Problem requirements:
Pull out each line of the data that includes the word "with".

Given information:

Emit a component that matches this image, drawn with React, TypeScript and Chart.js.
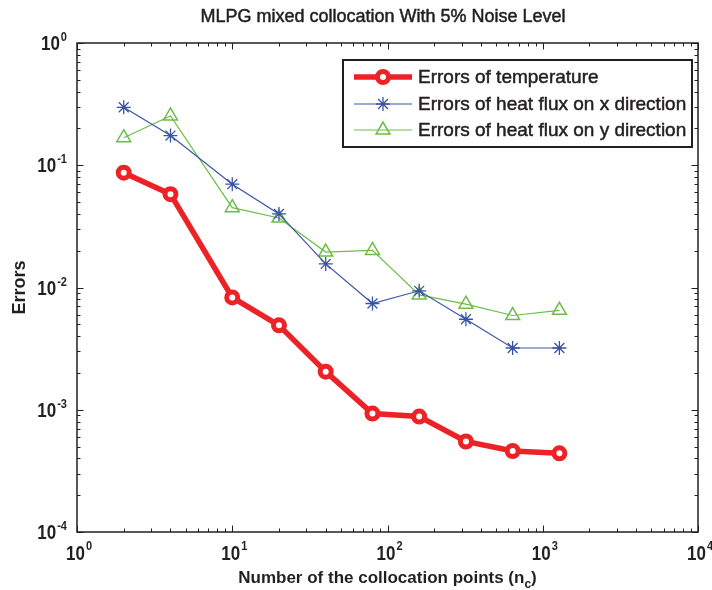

...

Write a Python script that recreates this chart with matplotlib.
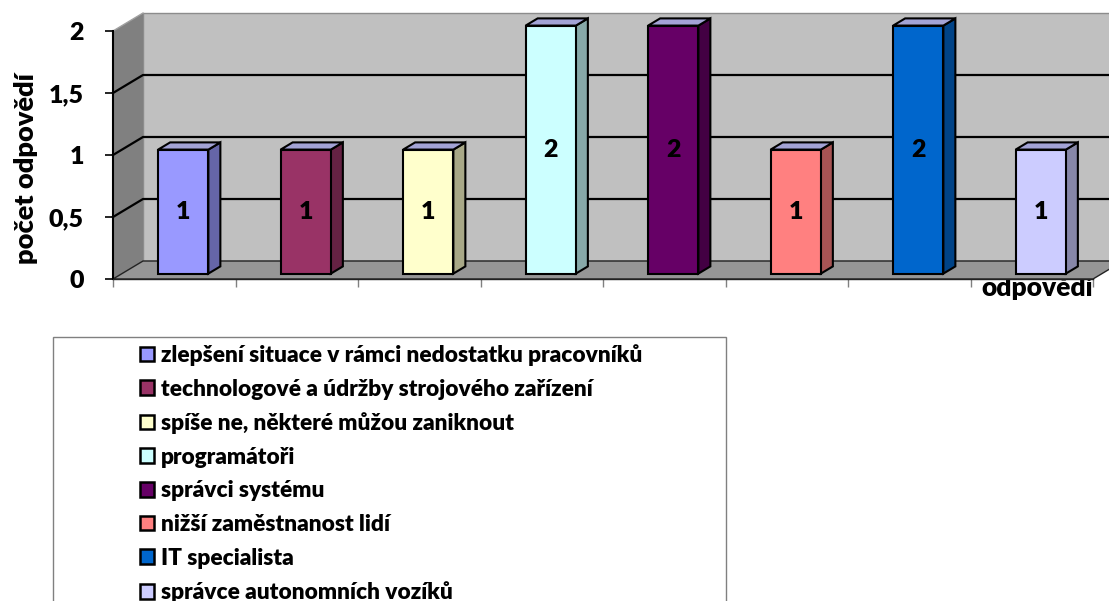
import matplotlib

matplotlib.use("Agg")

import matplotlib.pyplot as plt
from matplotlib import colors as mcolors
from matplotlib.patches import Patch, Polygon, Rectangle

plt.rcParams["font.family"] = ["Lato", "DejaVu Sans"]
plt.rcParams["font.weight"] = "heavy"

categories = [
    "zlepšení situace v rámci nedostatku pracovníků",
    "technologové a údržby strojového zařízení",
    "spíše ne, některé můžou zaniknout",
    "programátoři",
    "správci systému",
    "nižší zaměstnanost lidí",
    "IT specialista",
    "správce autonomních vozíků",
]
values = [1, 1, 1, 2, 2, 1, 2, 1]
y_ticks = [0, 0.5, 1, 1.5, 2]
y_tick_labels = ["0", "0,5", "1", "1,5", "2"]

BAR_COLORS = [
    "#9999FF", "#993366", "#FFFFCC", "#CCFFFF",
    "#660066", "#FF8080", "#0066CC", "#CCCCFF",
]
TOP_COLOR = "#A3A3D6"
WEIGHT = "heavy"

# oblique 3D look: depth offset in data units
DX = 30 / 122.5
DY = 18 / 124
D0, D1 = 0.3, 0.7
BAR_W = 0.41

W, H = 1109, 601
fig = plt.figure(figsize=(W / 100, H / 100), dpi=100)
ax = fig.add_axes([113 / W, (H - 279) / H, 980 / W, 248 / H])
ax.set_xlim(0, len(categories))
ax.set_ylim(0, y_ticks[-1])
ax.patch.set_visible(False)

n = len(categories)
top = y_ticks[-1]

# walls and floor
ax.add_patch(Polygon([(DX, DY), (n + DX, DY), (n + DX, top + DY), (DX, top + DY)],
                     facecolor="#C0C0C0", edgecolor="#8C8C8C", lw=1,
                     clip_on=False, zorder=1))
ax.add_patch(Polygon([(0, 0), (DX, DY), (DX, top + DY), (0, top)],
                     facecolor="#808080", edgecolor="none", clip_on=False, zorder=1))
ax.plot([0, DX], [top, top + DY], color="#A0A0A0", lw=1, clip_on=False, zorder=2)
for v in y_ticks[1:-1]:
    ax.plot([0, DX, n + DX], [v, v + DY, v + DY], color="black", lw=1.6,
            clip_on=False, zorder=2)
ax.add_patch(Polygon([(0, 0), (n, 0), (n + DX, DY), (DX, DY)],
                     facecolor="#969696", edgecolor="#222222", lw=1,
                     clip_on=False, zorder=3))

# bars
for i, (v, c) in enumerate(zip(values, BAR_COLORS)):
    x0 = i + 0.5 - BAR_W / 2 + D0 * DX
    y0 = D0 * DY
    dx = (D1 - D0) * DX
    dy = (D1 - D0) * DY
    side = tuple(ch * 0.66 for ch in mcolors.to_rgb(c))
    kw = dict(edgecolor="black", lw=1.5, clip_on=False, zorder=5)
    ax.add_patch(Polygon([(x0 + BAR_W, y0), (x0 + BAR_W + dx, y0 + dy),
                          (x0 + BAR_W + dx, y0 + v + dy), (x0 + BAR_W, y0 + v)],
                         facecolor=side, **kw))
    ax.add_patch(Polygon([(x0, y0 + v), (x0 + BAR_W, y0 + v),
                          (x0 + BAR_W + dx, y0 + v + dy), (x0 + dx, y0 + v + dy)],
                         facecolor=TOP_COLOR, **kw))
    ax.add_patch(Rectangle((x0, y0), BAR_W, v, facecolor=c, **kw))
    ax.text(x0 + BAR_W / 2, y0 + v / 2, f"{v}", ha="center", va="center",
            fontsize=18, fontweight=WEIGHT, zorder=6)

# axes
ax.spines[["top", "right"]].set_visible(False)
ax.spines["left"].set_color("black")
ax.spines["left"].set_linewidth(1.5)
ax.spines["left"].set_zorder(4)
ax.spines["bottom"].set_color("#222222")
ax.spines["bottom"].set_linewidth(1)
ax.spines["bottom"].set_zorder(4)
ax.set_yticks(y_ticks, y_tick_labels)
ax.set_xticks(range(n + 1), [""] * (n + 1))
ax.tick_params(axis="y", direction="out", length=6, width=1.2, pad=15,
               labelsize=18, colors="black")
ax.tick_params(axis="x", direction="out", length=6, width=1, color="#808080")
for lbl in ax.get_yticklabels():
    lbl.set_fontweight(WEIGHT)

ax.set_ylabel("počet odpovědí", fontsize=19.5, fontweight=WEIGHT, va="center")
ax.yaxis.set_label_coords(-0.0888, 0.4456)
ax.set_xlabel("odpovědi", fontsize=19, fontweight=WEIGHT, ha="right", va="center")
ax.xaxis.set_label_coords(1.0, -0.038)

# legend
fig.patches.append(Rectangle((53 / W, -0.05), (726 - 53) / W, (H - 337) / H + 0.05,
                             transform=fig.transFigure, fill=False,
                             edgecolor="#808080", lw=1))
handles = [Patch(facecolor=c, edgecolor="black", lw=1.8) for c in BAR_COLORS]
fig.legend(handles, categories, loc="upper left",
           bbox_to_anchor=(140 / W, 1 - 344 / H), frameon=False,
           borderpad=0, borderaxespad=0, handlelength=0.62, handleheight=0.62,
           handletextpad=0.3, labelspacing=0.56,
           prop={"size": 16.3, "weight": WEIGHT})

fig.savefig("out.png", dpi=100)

Solved problem:
Emit a component that matches this image, drawn with React, TypeScript and Chart.js.
Write a Python script that recreates this chart with matplotlib.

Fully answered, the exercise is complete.